Ему нужно было передохнуть. Г-жа Булан, не упуская из виду мать, наблюдала за ребенком, который лежал между окровавленных ног роженицы, головы еще не было видно, и шейка его казалась перехваченной, как у удавленника. Маленькие ножки и ручки едва шевелились, а потом совсем замерли. Снова всеми овладел страх, доктору пришла в голову мысль усилить потуги, чтобы ускорить дело. Он поднялся и начал изо всех сил давить на живот роженицы. Прошло несколько страшных минут, несчастная вопила. Стала выходить голова, все больше и больше растягивая кожу влагалища. Кожа до того натянулась и побелела, что доктор опасался разрыва. Хлынули экскременты, еще одно усилие роженицы, и ребенок выпал, обдаваемый потоками крови и грязной воды.

— Наконец-то, — сказал Казенов. — Этот малый может хвастать, что не так уж просто появился на свет божий.

Все были до того взволнованы, что никто даже не поинтересовался, мальчик это или девочка.

— Это мальчик, сударь, — сказала отцу г-жа Булан.

Лазар отвернулся к стене и зарыдал. С безграничным отчаянием он думал о том, что, пожалуй, лучше было бы всем им умереть, чем жить после таких страданий. При виде маленького, только что родившегося существа его охватила смертельная тоска.

Полина склонилась к Луизе и поцеловала ее в лоб.

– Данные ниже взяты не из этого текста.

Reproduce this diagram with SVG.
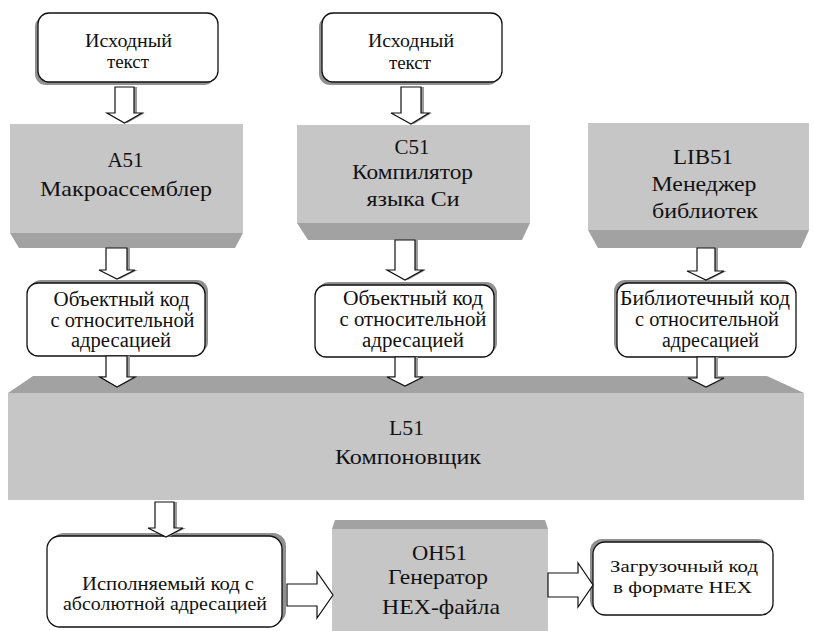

— Иди, обними ее, — сказала она Лазару.

Он подошел и тоже нагнулся. Но когда он прикоснулся к этому лицу, покрытому холодным потом, его охватила дрожь. Жена лежала с закрытыми глазами и, казалось, не дышала. Стоя в ногах кровати, Лазар стал снова приглушенно рыдать.

— Боюсь, что ребенок мертв. Скорее перевяжите пуповину, — прошептал доктор.

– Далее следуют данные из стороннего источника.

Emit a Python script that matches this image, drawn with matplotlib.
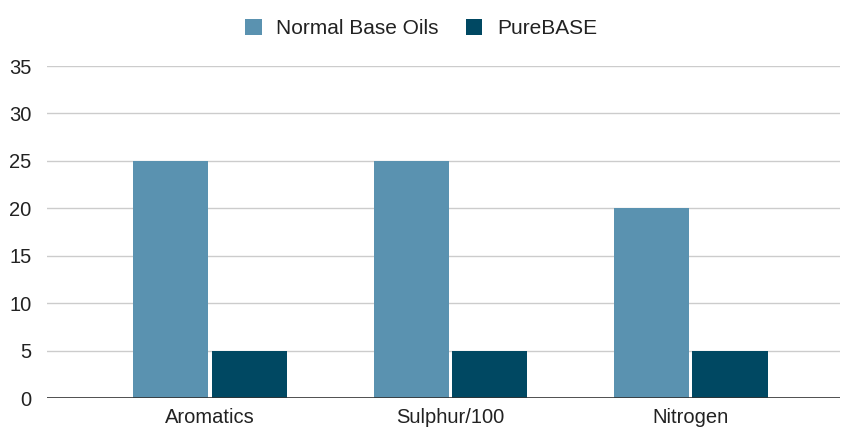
import matplotlib
matplotlib.use('Agg')
import matplotlib.pyplot as plt
import numpy as np

categorias = ['Aromatics', 'Sulphur/100', 'Nitrogen']
normal = [25, 25, 20]
purebase = [5, 5, 5]
series = ['Normal Base Oils', 'PureBASE']
cores = ['#5A92B0', '#004862']

plt.rcParams['font.family'] = ['Liberation Sans', 'DejaVu Sans']

fig = plt.figure(figsize=(8.42, 4.32), dpi=100)
ax = fig.add_axes([47/842, 34/432, 793/842, 332/432])

x = np.arange(len(categorias))
larg = 0.313
ax.bar(x - 0.163, normal, larg, color=cores[0], label=series[0], zorder=3)
ax.bar(x + 0.163, purebase, larg, color=cores[1], label=series[1], zorder=3)

ax.set_xlim(-0.678, 2.62)
ax.set_ylim(0, 35)
ax.set_yticks(range(0, 36, 5))
ax.set_xticks(x)
ax.set_xticklabels(categorias)
ax.tick_params(axis='both', length=0, labelsize=14.5, colors='#222222')
ax.tick_params(axis='y', pad=11)
ax.tick_params(axis='x', pad=7)

ax.grid(axis='y', color='#cccccc', linewidth=1, zorder=0)
ax.axhline(0, color='#333333', linewidth=1.2, zorder=4)
for s in ax.spines.values():
    s.set_visible(False)

fig.legend(loc='upper center', bbox_to_anchor=(0.5, 1.0), ncol=2, frameon=False,
           fontsize=15, handlelength=0.8, handleheight=0.8, handletextpad=0.7,
           columnspacing=1.3, labelcolor='#222222')

fig.savefig('out.png', dpi=100)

Новорожденный не издал похожего на мяуканье резкого крика, сопровождаемого глухим бульканьем, которое свидетельствует о том, что воздух входит в легкие. Он был иссиня-черный, местами мертвенно-бледный, чересчур маленький для восьмимесячного, с огромной головой.

Госпожа Булан быстро отрезала и перевязала пуповину, выпустив из нее немного крови. Ребенок по-прежнему не дышал, биения сердца не было слышно.

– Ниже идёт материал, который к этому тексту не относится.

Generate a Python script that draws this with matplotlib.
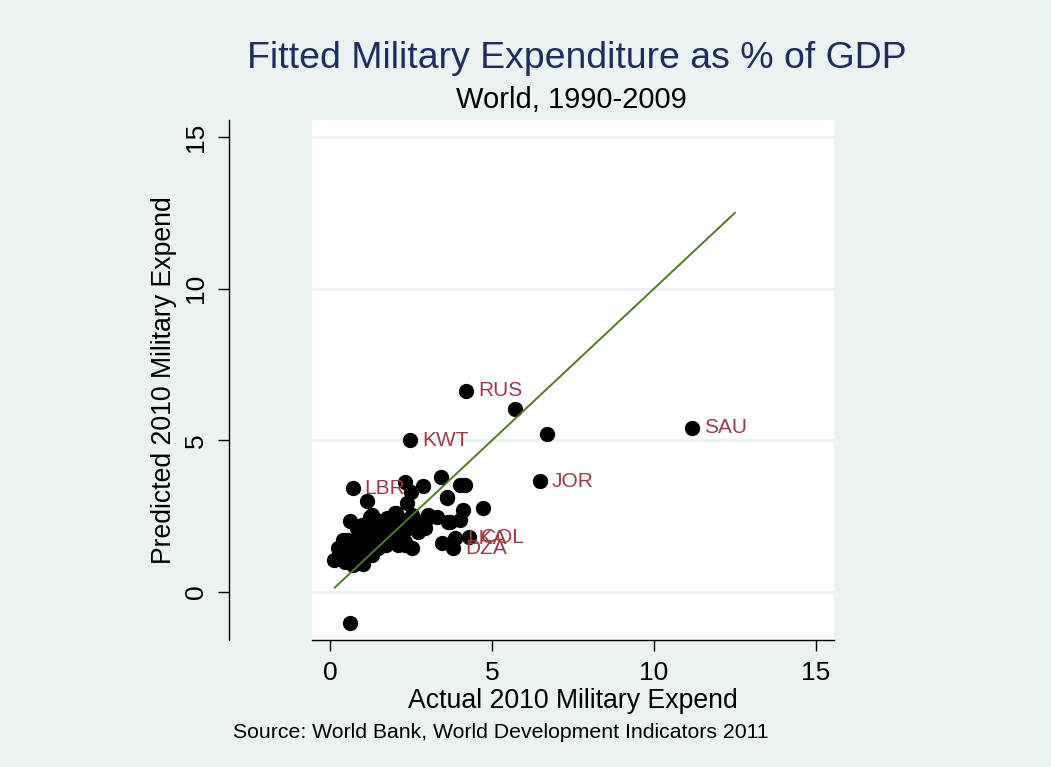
import matplotlib
matplotlib.use("Agg")
import matplotlib.pyplot as plt

plt.rcParams['font.family'] = ['Liberation Sans', 'DejaVu Sans']

# Actual vs predicted 2010 military expenditure (% of GDP)
actual = [4.20, 11.17, 2.47, 6.48, 0.70, 5.71, 6.70, 0.62, 4.29, 3.86, 3.80,
          2.31, 2.86, 3.43, 4.01, 4.17, 2.50, 2.37, 4.73, 4.11, 4.01, 3.70,
          3.03, 2.57, 2.93, 3.45, 2.52, 1.13, 1.29, 0.62, 0.82, 0.41, 0.13,
          1.03, 2.31, 1.70, 2.04, 3.62, 2.98, 2.68,
          0.25, 0.37, 0.46, 0.56, 0.62, 0.68, 0.77, 0.83, 0.86, 0.93, 0.99,
          1.05, 1.11, 1.17, 1.23, 1.30, 1.36, 1.42, 1.48, 1.54, 1.60, 1.67,
          1.73, 1.79, 1.85, 1.91, 1.98, 2.04, 2.10, 2.16, 2.22, 2.31, 0.46,
          0.71, 0.31, 0.99, 1.42, 1.76, 2.01, 2.25, 1.60, 2.31, 2.72, 2.52,
          3.02, 3.29, 3.60, 3.64, 1.23, 2.35]
predicted = [6.63, 5.41, 5.01, 3.66, 3.42, 6.03, 5.21, -1.02, 1.81, 1.78, 1.45,
             3.64, 3.49, 3.80, 3.53, 3.53, 3.31, 2.94, 2.76, 2.70, 2.37, 2.32,
             2.54, 2.15, 2.10, 1.61, 1.44, 3.01, 2.54, 2.35, 2.10, 1.71, 1.06,
             0.92, 1.55, 2.27, 2.59, 3.12, 2.48, 2.27,
             1.45, 1.55, 1.29, 1.71, 1.12, 1.48, 1.32, 1.71, 1.06, 1.55, 1.88,
             1.32, 1.71, 1.45, 2.04, 1.22, 1.71, 1.98, 1.45, 2.21, 1.71, 2.04,
             1.55, 1.88, 2.11, 1.71, 2.21, 1.95, 1.55, 2.11, 1.88, 2.04, 0.99,
             0.89, 1.15, 2.21, 2.37, 2.44, 2.60, 2.37, 2.32, 1.66, 1.99, 2.54,
             2.44, 2.48, 3.10, 2.32, 2.48, 2.27]

labels = ["RUS", "SAU", "KWT", "JOR", "LBR", "COL", "LKA", "DZA"]
label_x = [4.20, 11.17, 2.47, 6.48, 0.70, 4.29, 3.86, 3.80]
label_y = [6.63, 5.41, 5.01, 3.66, 3.42, 1.81, 1.78, 1.45]

fit_x = [0.15, 12.5]
fit_y = [0.15, 12.5]

xticks = [0, 5, 10, 15]
yticks = [0, 5, 10, 15]

W, H = 1051, 767
bg = '#EAF2F3'
fig = plt.figure(figsize=(W / 100, H / 100), dpi=100, facecolor=bg)
ax = fig.add_axes([312 / W, (H - 640) / H, (834 - 312) / W, (640 - 120) / H])
ax.set_facecolor('white')

ax.set_xlim(-0.556, 15.56)
ax.set_ylim(-1.58, 15.56)

for yv in yticks:
    ax.axhline(yv, color=bg, lw=2.2, zorder=0)

ax.plot(actual, predicted, 'o', color='black', ms=10, zorder=2)
ax.plot(fit_x, fit_y, color='#4F7A26', lw=1.4, zorder=3)

for t, xv, yv in zip(labels, label_x, label_y):
    ax.annotate(t, (xv, yv), xytext=(8.5, 0), textcoords='offset points',
                va='center', ha='left', fontsize=15, color='#9C3B44', zorder=4)

for s in ['top', 'right']:
    ax.spines[s].set_visible(False)
ax.spines['left'].set_position(('outward', 59.8))
ax.spines['left'].set_linewidth(1.0)
ax.spines['bottom'].set_linewidth(1.0)

ax.set_xticks(xticks)
ax.set_yticks(yticks)
ax.tick_params(axis='both', direction='out', length=8, width=1.0,
               labelsize=19, pad=7)
for lab in ax.get_yticklabels():
    lab.set_rotation(90)
    lab.set_va('center')

ax.set_xlabel('Actual 2010 Military Expend', fontsize=19.2, labelpad=2)
ax.set_ylabel('Predicted 2010 Military Expend', fontsize=19.2, labelpad=5)

fig.text(577 / W, 1 - 58 / H, 'Fitted Military Expenditure as % of GDP',
         ha='center', va='center', fontsize=26.9, color='#1E2D5A')
fig.text(571 / W, 1 - 100 / H, 'World, 1990-2009',
         ha='center', va='center', fontsize=21, color='black')
fig.text(233 / W, 1 - 733 / H,
         'Source: World Bank, World Development Indicators 2011',
         ha='left', va='center', fontsize=15.3, color='black')

fig.savefig('out.png', dpi=100, facecolor=bg)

— С ним кончено, — заявил Казенов. — Можно было бы попытаться растереть его, сделать искусственное дыхание, но думаю, это ни к чему не приведет… Прежде всего я должен позаботиться о матери, она в этом нуждается.

Полина выслушала доктора и сказала:

— Дайте-ка мне ребенка. Попробую… Если он не начнет дышать, значит я выдохлась.

И она унесла младенца в соседнюю комнату, захватив бутылку с водкой и пеленки.

Новые схватки, но гораздо более слабые, вывели Луизу из оцепенения. Это были последние боли при разрешении от бремени. Пока доктор помогал выйти последу, таща его за пуповину, акушерка приподняла Луизу, чтобы сменить белье, которое снова намокло от сильного кровотечения. Потом вдвоем они уложили ее, обмыли ноги, обернули, их простыней, забинтовали живот широким куском холста. Доктор все еще опасался нового кровотечения, хотя и убедился, что последа внутри не осталось, а потеря крови была более или менее нормальной. Послед и оболочки вышли полностью, но слабость роженицы, — она вся была в холодном поту, — внушала ему тревогу. Луиза уже не двигалась, она лежала бледная, как воск, накрытая простыней до подбородка и словно придавленная одеялами, которые совсем не грели ее.

— Останьтесь, — сказал акушерке доктор, следя за пульсом Луизы. — Я тоже не уеду, пока окончательно не успокоюсь на ее счет.

А по другую сторону коридора, в бывшей комнате г-жи Шанто Полина боролась с усиливающимся удушьем маленького жалкого существа, которое она принесла сюда. Она положила его на кресло перед пылающим камином и, стоя на коленях, обмакивала тряпку в блюдце с водкой и непрерывно растирала его с упорством, с надеждой, не чувствуя даже судороги, которая начала сводить ей руку. Младенец был такой тщедушный, такой хрупкий и жалкий, что она больше всего боялась погубить его, если будет растирать слишком сильно. Поэтому ее движения вверх и вниз походили на нежнейшую ласку, на прикосновение птичьего крыла. Она осторожно поворачивала новорожденного, пытаясь разбудить жизнь в каждом суставе этого крохотного тельца. Но он по-прежнему был недвижим. Хотя от растирания грудь его потеплела, она оставалась впалой, дыхания не было. Напротив, казалось, ребенок еще больше посинел.